The most difficult part of this effort was communication. It is natural for people to become defensive if they feel their job may be disrupted. People like routine. So, if you find yourself in a situation where some disruption in necessary, make sure your lines of communication are open and be receptive to feedback. Be prepared to reiterate the plan repeatedly as reassurance is key.
Additionally, many of these metrics were hastily thought out and lacked meaningful names. We had to take the time to update these metrics to align with OpenTelemetry expectations, ensuring that they were well-defined and useful for monitoring purposes.
Lessons Learned
- Many teams find it difficult to transition to modern observability tools. This is especially true for teams with deeply ingrained traditional monitoring solutions. Make sure time allocate time and provide adequate training to bring everyone up to speed.
- Make sure you follow the recommendation of the OpenTelemetry team and create your own distribution. The OpenTelemetry Collector is extremely powerful. But, with great power comes great responsibility. In this case, that means only use what you need. Your engineers, and more importantly, your customers, will thank you.
- Do not be afraid to investigate the OpenTelemetry Collector code youself.
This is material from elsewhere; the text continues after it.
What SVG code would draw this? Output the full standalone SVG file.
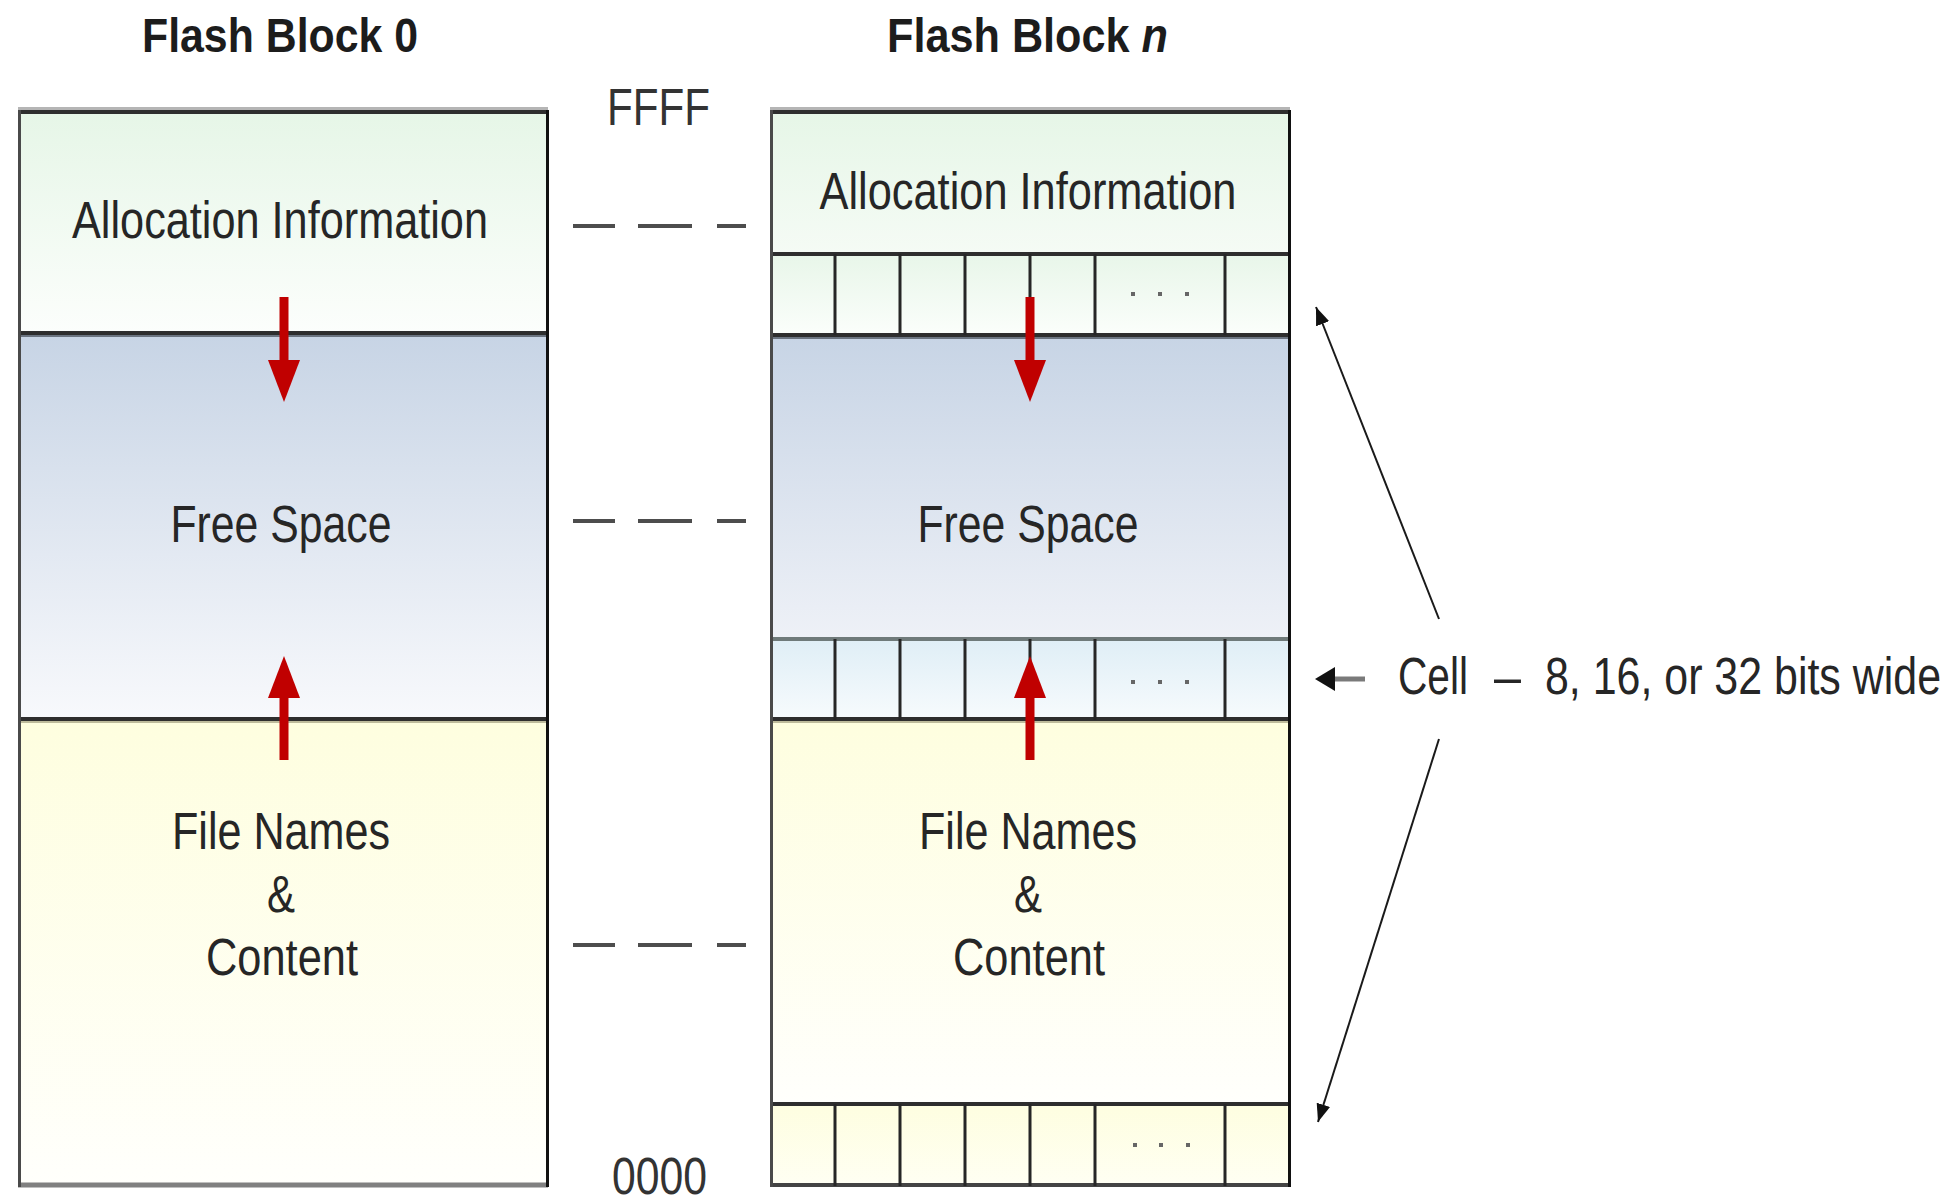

In fact, be prepared for it. You will end up saving time in the long run.
Wrapping up
Observing applications in today's complex, distributed environments is a significant challenge, especially for IBM Cloud Object Storage (COS) deployments. Our journey to improve in this area led us to integrate the OpenTelemetry Collector into COS. This decision was driven by the need to streamline metric data flows off of COS services running on COS nodes.
It was not easy and took a considerable about of time and effort as it displaced some existing tools/workflows. However, with careful planning and effective communication we were able to overcome those obstacles.
Whether you're just starting out or have been working with OpenTelemetry for a while, we encourage you to share your own experiences or ask questions.